ยป HOWTO: Consult on Technical Design
I just finished a very promising sales call. Roughly:
Me: So send me a design brief and I’ll fire you off a quote.
Contact: Oh, we uh, don’t have one of those yet…
Me: Oh, well, let’s talk online and I’ll help you guys figure out what you want.
My goal in this interaction is to get them excited (possibly with prototypes) to the point where they say, “look, could you just do it? We want it ASAP and you already know what we’re looking for.”
Fingers crossed — here’s to tracking the work I do “for free” as a tax deduction.
On a more basic HOWTO level, when I make a business call I like to write the person’s name, number, and company at the top of a piece of paper, sketch out some answers to their likely questions, then take notes on what they’re saying during the conversation. The sheet goes in my permanent records when I’m done.
I have a pretty good case of telephone anxiety and a ridiculous amount of planning helps.
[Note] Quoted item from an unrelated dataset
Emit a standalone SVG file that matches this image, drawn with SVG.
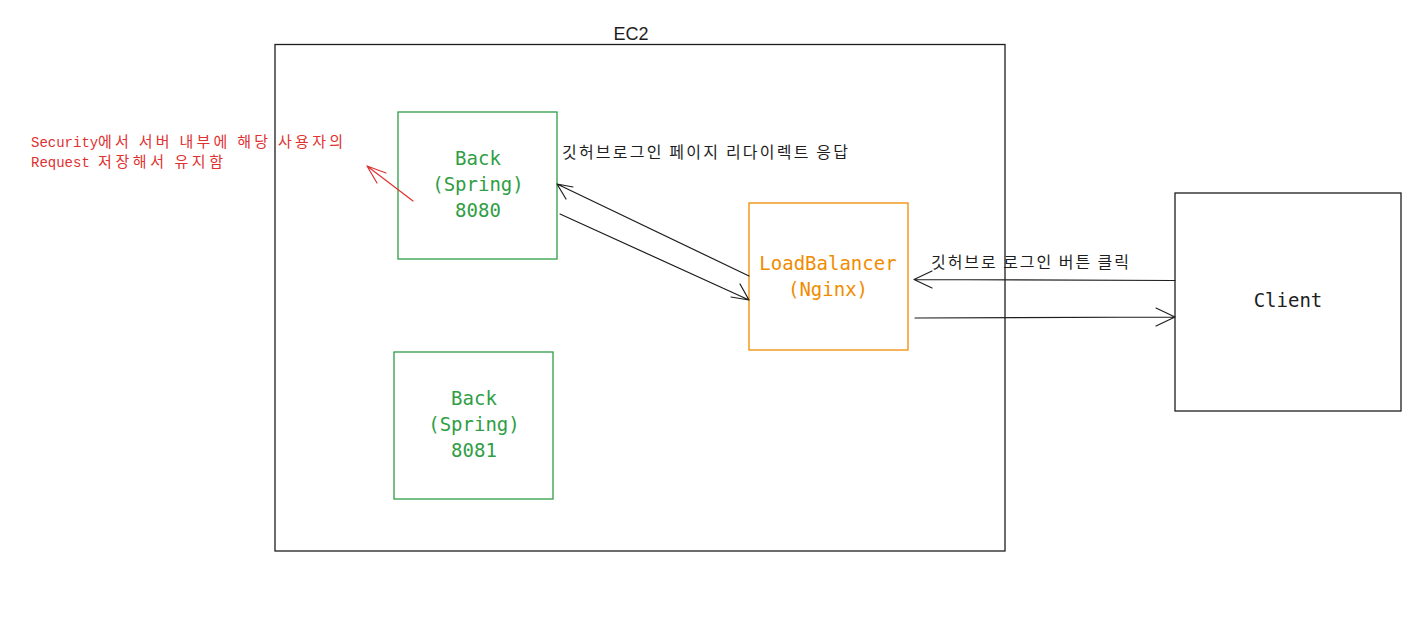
<svg xmlns="http://www.w3.org/2000/svg" width="1424" height="619" viewBox="0 0 1424 619">
<defs>
<style>
.box{fill:none;stroke-width:1.3}
.g{stroke:#2f9e44}
.o{stroke:#f08c00}
.k{stroke:#1e1e1e}
.nt{font-family:"DejaVu Sans Mono","Liberation Mono","Noto Sans CJK KR",monospace;font-size:19px;text-anchor:middle}
.lbl{font-family:"Noto Sans CJK KR","Noto Sans",sans-serif;font-size:16px;fill:#1e1e1e}
.red{font-family:"Liberation Mono","Noto Sans CJK KR",monospace;font-size:14px;fill:#e03131}
.redk{font-family:"Noto Sans CJK KR",sans-serif;font-size:15px;fill:#e03131}
.ln{fill:none;stroke:#1e1e1e;stroke-width:1.2;stroke-linecap:round}
</style>
</defs>
<rect width="1424" height="619" fill="#ffffff"/>
<g id="ec2">
<rect class="box k" x="275" y="44.5" width="730" height="506.5"/>
<text x="631" y="40" font-family="Liberation Sans,Arial,sans-serif" font-size="18" text-anchor="middle" fill="#1e1e1e">EC2</text>
</g>
<g id="back8080">
<rect class="box g" x="398" y="112" width="159" height="147"/>
<text class="nt" fill="#2f9e44" x="478" y="165">Back</text>
<text class="nt" fill="#2f9e44" x="478" y="191">(Spring)</text>
<text class="nt" fill="#2f9e44" x="478" y="217">8080</text>
</g>
<g id="back8081">
<rect class="box g" x="394" y="352" width="159" height="147"/>
<text class="nt" fill="#2f9e44" x="474" y="405">Back</text>
<text class="nt" fill="#2f9e44" x="474" y="431">(Spring)</text>
<text class="nt" fill="#2f9e44" x="474" y="457">8081</text>
</g>
<g id="loadbalancer">
<rect class="box o" x="749" y="203" width="159" height="147"/>
<text class="nt" fill="#f08c00" x="828" y="270">LoadBalancer</text>
<text class="nt" fill="#f08c00" x="828" y="296">(Nginx)</text>
</g>
<g id="client">
<rect class="box k" x="1175" y="193" width="226" height="218"/>
<text class="nt" fill="#1e1e1e" x="1288" y="307">Client</text>
</g>
<g id="note">
<text class="red" x="31" y="147">Security</text>
<text class="redk" x="98" y="147" textLength="245" lengthAdjust="spacing">에서 서버 내부에 해당 사용자의</text>
<text class="red" x="31" y="167">Request</text>
<text class="redk" x="98" y="167" textLength="125" lengthAdjust="spacing">저장해서 유지함</text>
</g>
<g id="connectors">
<path class="ln" style="stroke:#e03131" d="M413 201 L367 166 M367 166 L386 173 M367 166 L377 183"/>
<path class="ln" d="M749 276 L557 184 M557 184 L573 187 M557 184 L566 199"/>
<path class="ln" d="M560 214 L749 300 M749 300 L731 297 M749 300 L740 284"/>
<path class="ln" d="M1175 280.5 L914 279.5 M914 279.5 L932 271 M914 279.5 L932 288"/>
<path class="ln" d="M915 318 L1175 317 M1175 317 L1156 308 M1175 317 L1156 326"/>
<text class="lbl" x="562" y="158" textLength="286" lengthAdjust="spacing">깃허브로그인 페이지 리다이렉트 응답</text>
<text class="lbl" x="931" y="268" textLength="198" lengthAdjust="spacing">깃허브로 로그인 버튼 클릭</text>
</g>
</svg>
I find having The Beatles’ Abbey Road medley playing quietly helps too.
Re: Making calls — Tony Robbins sez you should just plan to make one call, an easy one, then call that a success for the day. In the worst cases I send a brief spurt of short personal emails and then try to slip the business communication in while I’m on a roll. Once you see that first call go well you’ll be motivated to keep going — the first one is the problem.
I use the same basic idea, combined with some productivity ideas from my homies in the biz and in grad school, to get the coding ball rolling. Another trick there is to not stress about slacking — just acknowledge it and start with the smallest doable next-task to get the ball rolling again (mixing Robbins, GTD, and a little Buddhist meditation).
Generally I try to organize my task list by “closest time to most money”, which is a finnicky metric you have to figure out for yourself.